Les ouvriers du textile au Bangladesh manifestent à Dhaka depuis plus d’une semaine afin de demander une hausse des salaires. Le 13 janvier, après une rencontre avec une commission composée de membres du gouvernement et de représentants des propriétaires industriels et des ouvriers, une nouvelle échelle de salaires a été fixée afin d’apaiser la colère des travailleurs du textile. Les manifestations ont paralysé les centres industriels de Savar et d’Ashulia, en banlieue de la capitale, provoquant la mort d’un ouvrier et des dizaines de blessés dans les affronts contre la police. Concernant la nouvelle rémunération, le salaire minimum mensuel pour un ouvrier du textile a été fixé à 8 000 takas (83 euros), contre 5 300 takas (55 euros) en 2013. Les travailleurs auront également droit à une augmentation de 5 % par an. La nouvelle échelle salariale doit prendre effet dès le mois de décembre 2018. Le gouvernement a déclaré que les ouvriers recevront un arriéré de salaire en février.
Babul Akhter, président de la fédération bangladaise Garment and Industrial Workers (ouvriers du textile et du secteur industriel), confie que les ouvriers et les représentants des syndicats ont accepté la nouvelle rémunération, et qu’ils attendent son application. « Il est difficile de dire si ce sera suffisant pour leur permettre de faire vivre leurs familles correctement », explique Babul Akhter. « Les salaires ont été fixés après des négociations entre les représentants des propriétaires industriels et des ouvriers. S’ils ne peuvent toujours pas joindre les deux bouts malgré la hausse des salaires, ils risquent de devoir démissionner », ajoute-t-il. « C’est un salaire minimum, mais ce n’est certainement pas un salaire décent », souligne-t-il. « Afin qu’il puisse garder le moral et la santé, un ouvrier doit pouvoir toucher entre 25 000 et 30 000 takas par mois [entre 260 et 312 euros]. Mais le problème, c’est que notre secteur du textile n’est pas capable de supporter ce niveau de salaires. »
Deuxième industrie textile au monde
Le père Liton Hubert Gomes, secrétaire de la commission épiscopale bangladaise Justice et Paix, estime que la hausse des salaires proposée reste insuffisante. « C’est beaucoup trop bas quand on considère le coût de la vie à Dhaka et dans les environs. Une famille ouvrière ne peut pas vivre dignement avec un tel salaire.
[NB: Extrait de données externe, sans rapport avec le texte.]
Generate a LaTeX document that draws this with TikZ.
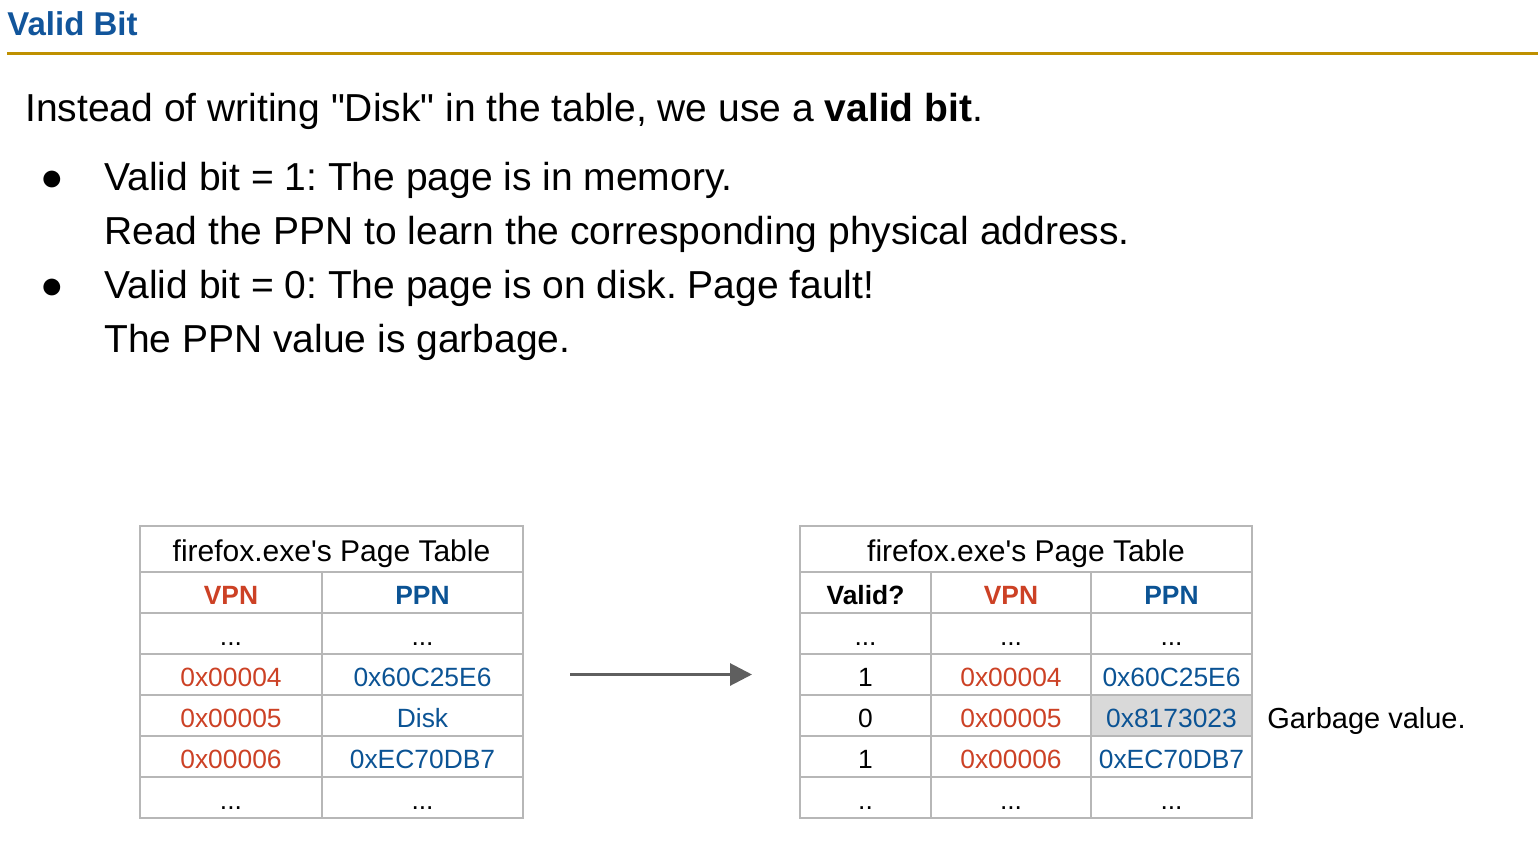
\documentclass[tikz,border=0pt]{standalone}
\usepackage{fontspec}
\setmainfont{Liberation Sans}
\usetikzlibrary{arrows.meta}
\frenchspacing

\definecolor{titleblue}{RGB}{17,85,155}
\definecolor{rulegold}{RGB}{191,144,0}
\definecolor{vpnred}{RGB}{204,65,37}
\definecolor{ppnblue}{RGB}{11,83,148}
\definecolor{gridgrey}{RGB}{183,183,183}
\definecolor{shadegrey}{RGB}{217,217,217}
\definecolor{arrowgrey}{RGB}{95,95,95}

\tikzset{
    bodytext/.style={anchor=base west, inner sep=0pt, font=\fontsize{19.5}{23}\selectfont},
    cell/.style={draw=gridgrey, line width=1pt, inner sep=0pt,
        text height=12pt, text depth=0.5pt,
        minimum height=20.5pt, font=\fontsize{13.2}{16}\selectfont},
    headcell/.style={cell, minimum height=23pt, text height=13pt, text depth=0.5pt,
        font=\fontsize{15}{18}\selectfont},
    vpn/.style={cell, text=vpnred},
    ppn/.style={cell, text=ppnblue},
    flow/.style={draw=arrowgrey, line width=1.5pt,
        -{Triangle[length=11pt,width=11pt]}},
}

\begin{document}
\begin{tikzpicture}[x=0.5pt, y=-0.5pt]
    \useasboundingbox (0,0) rectangle (1538,868);

    % title
    \node[anchor=base west, inner sep=0pt, text=titleblue,
        font=\fontsize{16.5}{20}\selectfont\bfseries] (title) at (7,35) {Valid Bit};
    \draw[rulegold, line width=1.5pt] (7,53) -- (1538,53);

    % text
    \node[bodytext] (intro) at (25,121) {Instead of writing \textquotedbl Disk\textquotedbl\ in the table, we use a \textbf{valid bit}.};
    \node[bodytext] (bulleta) at (40,190) {●};
    \node[bodytext] (linea) at (104,190) {Valid bit = 1: The page is in memory.};
    \node[bodytext] (lineb) at (104,244) {Read the PPN to learn the corresponding physical address.};
    \node[bodytext] (bulletb) at (40,298) {●};
    \node[bodytext] (linec) at (104,298) {Valid bit = 0: The page is on disk. Page fault!};
    \node[bodytext] (lined) at (104,352) {The PPN value is garbage.};

    % left page table
    \node[headcell, minimum width=191.5pt] (ltitle) at (331.5,549) {firefox.exe\textquotesingle s Page Table};
    \node[vpn, minimum width=91pt, font=\fontsize{13.2}{16}\selectfont\bfseries] (lvpn0) at (231,592.5) {VPN};
    \node[ppn, minimum width=100.5pt, font=\fontsize{13.2}{16}\selectfont\bfseries] (lppn0) at (422.5,592.5) {PPN};
    \node[cell, minimum width=91pt] (lvpn1) at (231,633.5) {...};
    \node[cell, minimum width=100.5pt] (lppn1) at (422.5,633.5) {...};
    \node[vpn, minimum width=91pt] (lvpn2) at (231,674.5) {0x00004};
    \node[ppn, minimum width=100.5pt] (lppn2) at (422.5,674.5) {0x60C25E6};
    \node[vpn, minimum width=91pt] (lvpn3) at (231,715.5) {0x00005};
    \node[ppn, minimum width=100.5pt] (lppn3) at (422.5,715.5) {Disk};
    \node[vpn, minimum width=91pt] (lvpn4) at (231,756.5) {0x00006};
    \node[ppn, minimum width=100.5pt] (lppn4) at (422.5,756.5) {0xEC70DB7};
    \node[cell, minimum width=91pt] (lvpn5) at (231,797.5) {...};
    \node[cell, minimum width=100.5pt] (lppn5) at (422.5,797.5) {...};

    % right page table
    \node[headcell, minimum width=226pt] (rtitle) at (1026,549) {firefox.exe\textquotesingle s Page Table};
    \node[cell, minimum width=65.5pt, font=\fontsize{13.2}{16}\selectfont\bfseries] (rvalid0) at (865.5,592.5) {Valid?};
    \node[vpn, minimum width=80pt, font=\fontsize{13.2}{16}\selectfont\bfseries] (rvpn0) at (1011,592.5) {VPN};
    \node[ppn, minimum width=80.5pt, font=\fontsize{13.2}{16}\selectfont\bfseries] (rppn0) at (1171.5,592.5) {PPN};
    \node[cell, minimum width=65.5pt] (rvalid1) at (865.5,633.5) {...};
    \node[cell, minimum width=80pt] (rvpn1) at (1011,633.5) {...};
    \node[cell, minimum width=80.5pt] (rppn1) at (1171.5,633.5) {...};
    \node[cell, minimum width=65.5pt] (rvalid2) at (865.5,674.5) {1};
    \node[vpn, minimum width=80pt] (rvpn2) at (1011,674.5) {0x00004};
    \node[ppn, minimum width=80.5pt] (rppn2) at (1171.5,674.5) {0x60C25E6};
    \node[cell, minimum width=65.5pt] (rvalid3) at (865.5,715.5) {0};
    \node[vpn, minimum width=80pt] (rvpn3) at (1011,715.5) {0x00005};
    \node[ppn, minimum width=80.5pt, fill=shadegrey] (rppn3) at (1171.5,715.5) {0x8173023};
    \node[cell, minimum width=65.5pt] (rvalid4) at (865.5,756.5) {1};
    \node[vpn, minimum width=80pt] (rvpn4) at (1011,756.5) {0x00006};
    \node[ppn, minimum width=80.5pt] (rppn4) at (1171.5,756.5) {0xEC70DB7};
    \node[cell, minimum width=65.5pt] (rvalid5) at (865.5,797.5) {..};
    \node[cell, minimum width=80pt] (rvpn5) at (1011,797.5) {...};
    \node[cell, minimum width=80.5pt] (rppn5) at (1171.5,797.5) {...};

    \node[anchor=base west, inner sep=0pt, font=\fontsize{14.5}{17}\selectfont] (garbage) at (1267,728) {Garbage value.};

    % arrow between the tables
    \draw[flow, shorten <=23pt, shorten >=23.5pt] (lppn2.east) -- (rvalid2.west);

\end{tikzpicture}
\end{document}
Si les deux parents travaillent, ils peuvent se débrouiller, sinon c’est très difficile », poursuit le père Gomes. « Cette nouvelle rémunération serait acceptable si les ouvriers bénéficiaient d’autres avantages, comme une éducation gratuite pour les enfants et des soins gratuits dans les hôpitaux publics, mais cela n’existe pas », explique-t-il. « Les propriétaires du textile au Bangladesh font d’immenses profits, ce qui attire beaucoup d’investisseurs et beaucoup de personnes qui s’intéressent à cette industrie. Pourtant, les ouvriers sont toujours négligés, et le matériel dont ils disposent reste inadapté. »
Siddiqur Rahman, président de l’Association des industriels et des exportateurs du textile du Bangladesh (BGMEA), déclare de son côté que les ouvriers devraient se satisfaire de ce qu’ils ont obtenu et retourner travailler. « Beaucoup d’usines s’efforcent de mieux payer les ouvriers. Nous avons accepté la hausse salariale pour que le calme puisse revenir et que les gens puissent retourner travailler. Ils doivent comprendre que nous ne pouvons pas les payer plus que ce nous avons accepté, ou nous serions obligés de fermer », confiait-il le 14 janvier au quotidien bangladais Prothom Alo. « Cela devrait nous permettre de redémarrer la production normalement, pour que nous puissions améliorer notre productivité », a-t-il ajouté.
L’industrie bangladaise du textile est évaluée à 25 milliards de dollars, ce qui en fait la deuxième industrie textile au monde après la Chine, grâce à une main-d’œuvre peu coûteuse et des investissements solides. Le secteur textile emploie quatre millions de Bangladais, pour la plupart des femmes défavorisées venues de la campagne, qui travaillent pour des marques occidentales comme Wal-Mart, Disney, Inditex, H&M, C&A et Gap. Toutefois, l’industrie est dénoncée pour ses mauvaises conditions de travail qui conduisent à beaucoup d’accidents, dont des incendies ou des bâtiments effondrés. Ces tragédies ont provoqué des morts et des blessés dans le passé, ce qui a déclenché l’indignation dans le pays et à l’étranger, tous exigeant la réforme du secteur, attendue depuis longtemps.